SANTUÁRIO DE SOROCABA
Vitor nasceu no Criadouro Comercial de Morrete, Paraná, quase 10 anos atrás, filho de Lulu e Flint; seu braço esquerdo foi machucado devido a uma disputa entre sua mãe e outra fêmea que morava junto com ela. Aos cinco dias do nascimento, pesando 1,72 kg, Vitor foi anestesiado numa sala de cirurgia do Hospital Pequeno Príncipe, em Curitiba, centro de excelência em tratamento de crianças.
O seu braço esquerdo foi amputado na altura do antebraço. Quatro dias após, febre e infecção o levaram de novo à sala de cirurgia para amputar mais acima do antebraço esquerdo, quase ao nível do ombro.
A equipe de veterinários e médicos humanos que relata este acontecimento inédito, talvez no mundo, publicou o seu extraordinário trabalho cirúrgico na revista Archives of Veterinary Science, mencionando que uma nova metodologia anestésica foi usada nas cirurgias do chimpanzé, usando uma máscara laríngea. Esta já era empregada na época com êxito em humanos e pela grande similaridade do sistema respiratório de humanos e chimpanzés foi usada neste caso.
Após sua recuperação miraculosa, Vitor foi vendido para um circo. O circo o manteve aproximadamente por 7 anos até entregá-lo à nós. Quando Vitor chegou nos chocou profundamente, e até hoje nos maravilhamos como ele se adaptou a viver sem seu braço esquerdo, agindo normalmente em todas as situações. Vitor viajou – durante anos – em uma carreta de escassos 9 metros cúbicos pelo Brasil todo, acorrentado, e com uma pequena janela para ver o mundo que desfilava ante ele. Apesar de tudo que ele passou, Vitor é um ser feliz. Sempre que chegamos cedo para levar-lhe os iogurtes e frutas matinais que mais aprecia, nos recebe com um largo sorriso e um abraço.
Vitor mora sozinho, tem medo de outros chimpanzés. Foi atacado duas vezes por Martin, a pouco tempo de sua chegada, e soube se defender. Porém ficou marcado por aquela agressão. Ele tem um túnel que usa para dormir, dispensando o dormitório, e em sua cerca elétrica fizemos uma plataforma especial para ele subir a 10 metros de altura com segurança. Vitor, em dois anos, duplicou de tamanho. Durante meses passou por um tratamento de infecção crônica no ouvido esquerdo, que conseguimos superar, e ele colaborou deixando fazer os curativos duas a três vezes por dia. Talvez, essa infecção o acompanhou anos a fio e deve tê-lo enlouquecido de dor durante muito tempo.

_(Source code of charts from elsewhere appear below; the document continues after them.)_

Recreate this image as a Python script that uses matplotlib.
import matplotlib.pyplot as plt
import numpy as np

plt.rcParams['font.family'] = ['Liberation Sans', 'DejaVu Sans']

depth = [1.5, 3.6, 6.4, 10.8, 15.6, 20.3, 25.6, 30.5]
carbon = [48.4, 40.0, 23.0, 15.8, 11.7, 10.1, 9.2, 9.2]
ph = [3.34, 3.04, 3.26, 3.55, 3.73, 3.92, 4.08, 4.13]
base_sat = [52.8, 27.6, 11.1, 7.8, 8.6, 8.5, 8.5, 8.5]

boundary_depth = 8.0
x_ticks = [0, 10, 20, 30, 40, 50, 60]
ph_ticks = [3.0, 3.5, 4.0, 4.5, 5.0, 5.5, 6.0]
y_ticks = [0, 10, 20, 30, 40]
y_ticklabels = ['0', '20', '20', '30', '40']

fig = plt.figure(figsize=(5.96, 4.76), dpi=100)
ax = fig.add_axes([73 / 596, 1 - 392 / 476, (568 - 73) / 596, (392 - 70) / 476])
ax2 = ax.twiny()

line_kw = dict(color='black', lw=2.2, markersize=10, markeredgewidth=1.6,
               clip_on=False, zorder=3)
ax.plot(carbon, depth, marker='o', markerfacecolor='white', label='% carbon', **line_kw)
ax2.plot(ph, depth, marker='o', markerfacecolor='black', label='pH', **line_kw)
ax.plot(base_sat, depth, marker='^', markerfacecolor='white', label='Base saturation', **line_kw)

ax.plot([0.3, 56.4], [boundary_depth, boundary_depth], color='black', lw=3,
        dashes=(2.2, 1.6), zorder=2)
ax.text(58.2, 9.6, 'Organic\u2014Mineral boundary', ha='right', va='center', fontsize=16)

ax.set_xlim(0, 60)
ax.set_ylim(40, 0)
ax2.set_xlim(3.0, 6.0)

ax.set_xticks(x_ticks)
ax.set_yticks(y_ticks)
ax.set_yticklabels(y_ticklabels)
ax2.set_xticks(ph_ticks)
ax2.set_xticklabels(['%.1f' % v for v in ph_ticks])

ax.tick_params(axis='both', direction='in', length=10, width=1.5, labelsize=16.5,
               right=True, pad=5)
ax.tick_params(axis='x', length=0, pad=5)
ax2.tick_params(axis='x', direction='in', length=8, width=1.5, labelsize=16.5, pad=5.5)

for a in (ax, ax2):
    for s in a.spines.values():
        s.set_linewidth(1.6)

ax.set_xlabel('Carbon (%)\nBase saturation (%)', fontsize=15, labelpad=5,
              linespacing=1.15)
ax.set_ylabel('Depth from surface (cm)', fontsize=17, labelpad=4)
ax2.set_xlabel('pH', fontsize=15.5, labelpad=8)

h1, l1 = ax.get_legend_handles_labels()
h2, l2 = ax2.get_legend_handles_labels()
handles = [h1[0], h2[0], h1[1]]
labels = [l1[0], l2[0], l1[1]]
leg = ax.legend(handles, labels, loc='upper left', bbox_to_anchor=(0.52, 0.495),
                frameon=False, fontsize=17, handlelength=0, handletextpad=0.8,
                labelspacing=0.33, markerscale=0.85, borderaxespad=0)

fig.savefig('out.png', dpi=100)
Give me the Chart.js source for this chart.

Dias atrás o levamos ao território de Guga, que compreende uma área de cerca elétrica, que era um antigo campo de futebol, ainda com as traves, e se conecta com a escolinha e a casa do Santuário. Quando entrou me pediu a mão, para que o levasse a visitar toda aquela nova área. Guga, enciumado, acompanhava a distância. Depois de todo o reconhecimento do território, me pediu para brincar de pega-pega, que é um jogo que muitos chimpanzés adoram. Brincamos até quando tive fôlego e depois o deixei sozinho no local que não era seu por alguns minutos mais.
Quando o vejo forte, alegre, rindo e brincando, me lembro do impacto que recebi quando o vi pela primeira vez. No primeiro momento não chorei, já que o pessoal do circo estava presente, porém horas depois, sozinho com ele, observando-o, e ganhando sua confiança, não consegui conter as lágrimas, mistura de raiva, tristeza e alegria, já que aquele fantástico ser lutou para sobreviver como ninguém, lutou para não morrer, quando novamente era levado sem cuidados de um lugar a outro do país, até chegar ao seu destino final – como muitos de seus irmãos no Santuário, que se livraram da escravidão e são agora e para sempre livres do jugo humano.